Une des distractions de ces gens, rustres ça va sans dire, est de chasser un ours dans la forêt, ours unique échappé d’une ménagerie.
Évidemment, l’ours, un peu étrange tout de même, un peu… dhôtelien dirons-nous, pourra finalement regagner sa forêt, tranquillement, mais non sans laisser une trace sanglante derrière lui.
Se frotte-t-on impunément aux hommes ?
(Ill. Emmanuel Cerdan.) |
Je disais que je rêve, ou ai rêvé à une époque, régulièrement, à des maisons, d’enfance ou partiellement, déformées bien sûrs, « adaptées » au songe. Et dans Croire aux fauves, Nastassja Martin raconte un rêve qui démarre dans une maison d’enfance.

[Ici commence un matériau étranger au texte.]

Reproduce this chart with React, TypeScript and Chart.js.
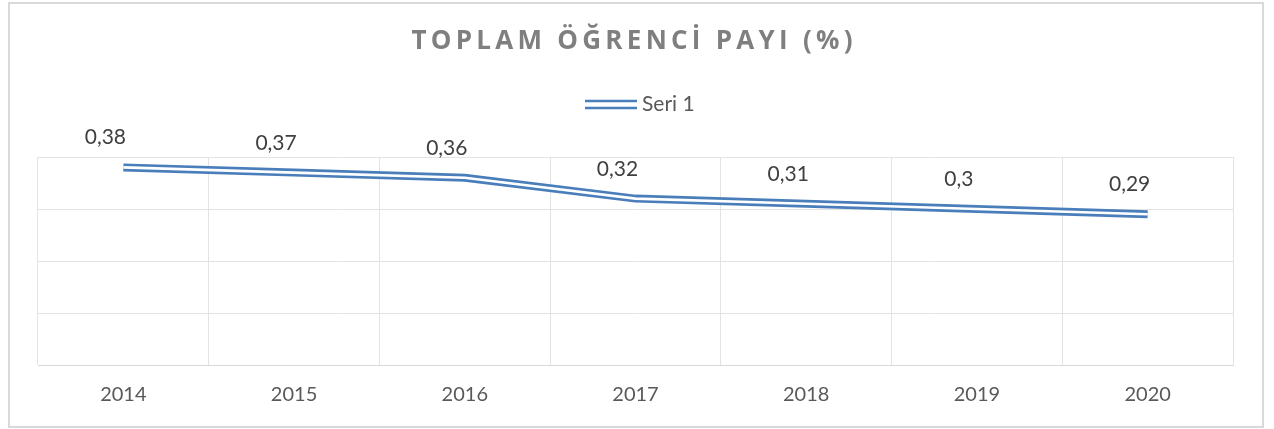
import React, { useEffect, useRef } from 'react';
import { Chart, registerables } from 'chart.js';

Chart.register(...registerables);

const categories = ['2014', '2015', '2016', '2017', '2018', '2019', '2020'];
const values = [0.38, 0.37, 0.36, 0.32, 0.31, 0.3, 0.29];
const seriesName = 'Seri 1';
const titleText = 'TOPLAM ÖĞRENCİ PAYI (%)';
const yMin = 0;
const yMax = 0.4;
const yStep = 0.1;

const BLUE = '#4a7ebb';
const FONT = 'Lato, "Open Sans", sans-serif';
const TITLE_FONT = '"Open Sans", Lato, sans-serif';

const fmt = (v: number) => String(v).replace('.', ',');

const decorPlugin = {
  id: 'decor',
  beforeDraw(chart: any) {
    const ctx = chart.ctx;
    ctx.save();
    ctx.fillStyle = '#ffffff';
    ctx.fillRect(0, 0, chart.width, chart.height);
    ctx.restore();
  },
  afterDatasetsDraw(chart: any) {
    const ctx = chart.ctx;
    const meta = chart.getDatasetMeta(1);
    ctx.save();
    ctx.font = `21px ${FONT}`;
    ctx.fillStyle = '#404040';
    ctx.textAlign = 'center';
    ctx.textBaseline = 'alphabetic';
    meta.data.forEach((pt: any, i: number) => {
      ctx.fillText(fmt(values[i]), pt.x - 18, pt.y - 23);
    });
    ctx.restore();
  },
  afterDraw(chart: any) {
    const ctx = chart.ctx;
    ctx.save();
    // outer border
    ctx.strokeStyle = '#d9d9d9';
    ctx.lineWidth = 2;
    ctx.strokeRect(9, 3, 1254, 424);

    // title with letter spacing
    ctx.font = `700 26px ${TITLE_FONT}`;
    ctx.fillStyle = '#7f7f7f';
    ctx.textBaseline = 'alphabetic';
    ctx.textAlign = 'left';
    const chars = Array.from(titleText);
    const widths = chars.map((c) => ctx.measureText(c).width);
    const natural = widths.reduce((a, b) => a + b, 0);
    const targetW = 441;
    const spacing = (targetW - natural) / (chars.length - 1);
    let x = 632 - targetW / 2;
    chars.forEach((c, i) => {
      ctx.fillText(c, x, 49);
      x += widths[i] + spacing;
    });

    // legend
    ctx.strokeStyle = BLUE;
    ctx.lineWidth = 2.5;
    ctx.beginPath();
    ctx.moveTo(585, 101);
    ctx.lineTo(637, 101);
    ctx.moveTo(585, 108);
    ctx.lineTo(637, 108);
    ctx.stroke();
    ctx.font = `21px ${FONT}`;
    ctx.fillStyle = '#595959';
    ctx.fillText(seriesName, 642, 111);
    ctx.restore();
  },
};

export default function App() {
  const ref = useRef<HTMLCanvasElement | null>(null);
  useEffect(() => {
    if (!ref.current) return;
    const chart = new Chart(ref.current, {
      type: 'line',
      data: {
        labels: categories,
        datasets: [
          {
            label: seriesName + ' inner',
            data: values,
            borderColor: '#ffffff',
            borderWidth: 2.6,
            pointRadius: 0,
            tension: 0,
            fill: false,
          },
          {
            label: seriesName,
            data: values,
            borderColor: BLUE,
            borderWidth: 8,
            pointRadius: 0,
            tension: 0,
            fill: false,
          },
        ],
      },
      options: {
        animation: false,
        responsive: false,
        maintainAspectRatio: false,
        layout: { padding: { left: 38, right: 41, top: 157, bottom: 4 } },
        plugins: {
          legend: { display: false },
          title: { display: false },
          tooltip: { enabled: false },
        },
        scales: {
          x: {
            offset: true,
            grid: { offset: true, color: '#e3e3e3', lineWidth: 1, drawTicks: false },
            border: { color: '#d9d9d9', width: 1 },
            ticks: {
              padding: 18,
              color: '#595959',
              font: { family: FONT, size: 20 },
            },
          },
          y: {
            min: yMin,
            max: yMax,
            grid: { color: '#e3e3e3', lineWidth: 1, drawTicks: false },
            border: { display: false },
            ticks: { display: false, stepSize: yStep },
          },
        },
      },
      plugins: [decorPlugin],
    });
    return () => chart.destroy();
  }, []);
  return (
    <div style={{ position: 'fixed', left: 0, top: 0, width: 1274, height: 429 }}>
      <canvas ref={ref} width={1274} height={429} style={{ display: 'block', width: 1274, height: 429 }} />
    </div>
  );
}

« (...) je m’avance vers le jardin aux oiseaux. Je me fige. Quelque chose sort du puits, une tête. Mon estomac se contracte de peur. Je le vois nettement maintenant, alors qu’il s’extirpe de terre. Il est gros, marron clair, fauve. Je tourne la tête. Il y en a un autre (…) Grognements. Un troisième [ours] sort de la cabane. Celui qui est sorti du puits s’avise et d’un pas nonchalant se dirige vers moi. Je me mets à courir mais je suis si lente, je déteste ça, ce ralenti propre au temps du rêve (…) »
Blessée grièvement par un ours, qu’elle a blessé en retour aussi, la narratrice raconte ce rêve à une psychologue.
Mais difficile de lui expliquer en revanche qu’il s’agit pour elle aussi d’une rencontre. « C’est aussi le temps du mythe qui rejoint la réalité ; le jadis qui rejoint l’actuel ; le rêve qui rejoint l’incarné. »
Tenez, voilà qui peut faire penser – dans un sens – à une visite de Klamm à un petit fonctionnaire, comme un évêque visitant un petit curé de campagne.